Gather up every line that includes the string "React".

Data segment:
★ ★ ★ ★ ★ ★ ★

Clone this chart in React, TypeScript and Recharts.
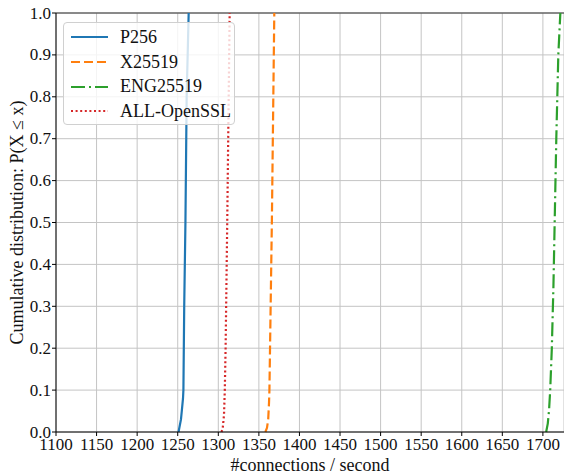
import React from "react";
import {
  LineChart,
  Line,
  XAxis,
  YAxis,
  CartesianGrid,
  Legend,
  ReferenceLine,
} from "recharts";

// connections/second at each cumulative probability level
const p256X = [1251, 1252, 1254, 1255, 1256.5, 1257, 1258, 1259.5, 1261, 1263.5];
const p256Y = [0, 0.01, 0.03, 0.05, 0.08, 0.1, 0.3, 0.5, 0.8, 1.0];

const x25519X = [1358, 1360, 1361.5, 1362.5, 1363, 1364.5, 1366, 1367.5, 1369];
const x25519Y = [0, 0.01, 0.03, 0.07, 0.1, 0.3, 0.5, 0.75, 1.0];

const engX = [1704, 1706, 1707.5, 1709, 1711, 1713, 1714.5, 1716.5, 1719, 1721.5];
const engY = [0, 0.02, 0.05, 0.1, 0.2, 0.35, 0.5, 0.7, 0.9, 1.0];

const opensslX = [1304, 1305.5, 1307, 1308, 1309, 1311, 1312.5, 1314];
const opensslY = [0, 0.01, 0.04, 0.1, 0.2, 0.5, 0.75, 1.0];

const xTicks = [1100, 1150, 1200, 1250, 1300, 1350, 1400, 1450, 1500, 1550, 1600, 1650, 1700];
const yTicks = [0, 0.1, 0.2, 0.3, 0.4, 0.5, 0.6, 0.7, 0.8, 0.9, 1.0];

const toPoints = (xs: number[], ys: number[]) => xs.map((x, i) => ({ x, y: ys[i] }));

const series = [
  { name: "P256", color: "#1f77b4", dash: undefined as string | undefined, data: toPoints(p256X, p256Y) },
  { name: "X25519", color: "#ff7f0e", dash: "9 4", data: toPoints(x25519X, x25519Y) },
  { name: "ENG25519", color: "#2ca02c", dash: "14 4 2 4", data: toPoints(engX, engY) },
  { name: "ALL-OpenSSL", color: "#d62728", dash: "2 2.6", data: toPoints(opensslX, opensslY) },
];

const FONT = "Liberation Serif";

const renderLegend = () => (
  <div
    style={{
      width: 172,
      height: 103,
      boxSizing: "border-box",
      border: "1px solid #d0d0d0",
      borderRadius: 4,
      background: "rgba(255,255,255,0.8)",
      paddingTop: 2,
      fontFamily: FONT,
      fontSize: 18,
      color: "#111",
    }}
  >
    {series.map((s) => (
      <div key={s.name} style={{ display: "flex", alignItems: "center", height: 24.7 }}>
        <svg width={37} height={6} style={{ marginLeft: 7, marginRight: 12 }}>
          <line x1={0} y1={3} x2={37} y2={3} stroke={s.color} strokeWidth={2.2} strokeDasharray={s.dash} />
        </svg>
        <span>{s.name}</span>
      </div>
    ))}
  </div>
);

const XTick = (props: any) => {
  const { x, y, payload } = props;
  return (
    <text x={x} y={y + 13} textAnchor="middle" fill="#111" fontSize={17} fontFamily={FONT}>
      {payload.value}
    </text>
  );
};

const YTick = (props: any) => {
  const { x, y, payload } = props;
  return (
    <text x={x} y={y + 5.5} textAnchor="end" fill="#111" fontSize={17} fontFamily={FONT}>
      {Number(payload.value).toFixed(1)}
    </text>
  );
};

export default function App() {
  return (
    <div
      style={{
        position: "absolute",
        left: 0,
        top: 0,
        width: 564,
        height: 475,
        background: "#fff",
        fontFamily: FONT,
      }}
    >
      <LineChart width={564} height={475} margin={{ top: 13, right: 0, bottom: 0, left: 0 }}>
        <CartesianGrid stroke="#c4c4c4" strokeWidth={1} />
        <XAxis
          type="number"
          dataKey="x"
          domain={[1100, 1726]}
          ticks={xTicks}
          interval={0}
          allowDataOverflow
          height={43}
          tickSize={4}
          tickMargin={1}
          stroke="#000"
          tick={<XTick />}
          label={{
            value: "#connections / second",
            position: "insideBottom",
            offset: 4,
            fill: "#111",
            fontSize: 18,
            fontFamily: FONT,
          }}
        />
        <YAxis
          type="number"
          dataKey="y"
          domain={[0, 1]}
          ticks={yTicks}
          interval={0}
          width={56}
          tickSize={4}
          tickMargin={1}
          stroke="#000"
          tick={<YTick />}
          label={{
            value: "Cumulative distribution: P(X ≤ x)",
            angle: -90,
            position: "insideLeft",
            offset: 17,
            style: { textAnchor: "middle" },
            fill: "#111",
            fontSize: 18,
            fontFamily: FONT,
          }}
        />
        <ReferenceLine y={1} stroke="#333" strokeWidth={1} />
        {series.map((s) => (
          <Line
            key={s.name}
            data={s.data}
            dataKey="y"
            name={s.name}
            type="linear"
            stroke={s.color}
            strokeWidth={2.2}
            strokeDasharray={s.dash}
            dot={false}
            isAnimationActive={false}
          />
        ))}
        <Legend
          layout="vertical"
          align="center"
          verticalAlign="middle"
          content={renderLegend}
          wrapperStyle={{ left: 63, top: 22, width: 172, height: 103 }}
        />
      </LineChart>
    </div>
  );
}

★ ★ ★ ★ ★ ★ ★

Written response:
Clone this chart in React, TypeScript and Recharts.
import React from "react";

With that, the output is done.